On September 22, during Huawei Connect 2023, Huawei officially launched the Ascend AI Computing Cluster Atlas 900 SuperCluster with a new architecture, capable of supporting trillion-parameter model training.

Wang Tao, Huawei's Executive Director and President of the ICT Infrastructure Business Management Committee and Enterprise BG, introduced that the new cluster adopts Huawei's innovative Galaxy AI Intelligent Computing Switch CloudEngine XH16800. With its high-density 800GE port capability, a two-layer switching network can achieve ultra-large-scale non-blocking cluster networking of 2,250 nodes (equivalent to 18,000 GPUs).

The new cluster also utilizes an innovative super-node architecture, significantly enhancing large model training capabilities.
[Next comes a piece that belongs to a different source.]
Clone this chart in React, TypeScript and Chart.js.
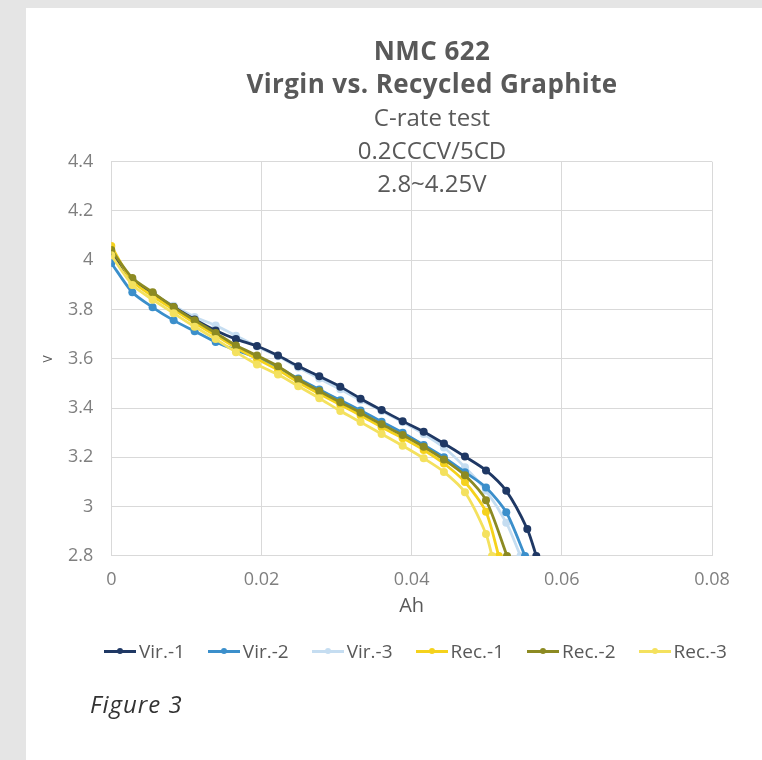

Additionally, leveraging Huawei's comprehensive advantages in computing, networking, storage, and energy, the system reliability has been improved at the device, node, cluster, and business levels, elevating large model training stability from days to months.

To accelerate large model innovation, Huawei released the more open and user-friendly CANN 7.0, which is fully compatible with industry AI frameworks, acceleration libraries, and mainstream large models, while deeply opening up underlying capabilities. This allows AI frameworks and acceleration libraries to directly call and manage computing resources, enabling developers to customize high-performance operators.

Wang Tao stated that as AI enters the era of large models, massive computational power is becoming the core engine of AI development. Huawei has shifted from traditional server stacking to innovating system architectures to build AI clusters, achieving integrated design of computing, networking, and storage capabilities to break through the computational power bottleneck.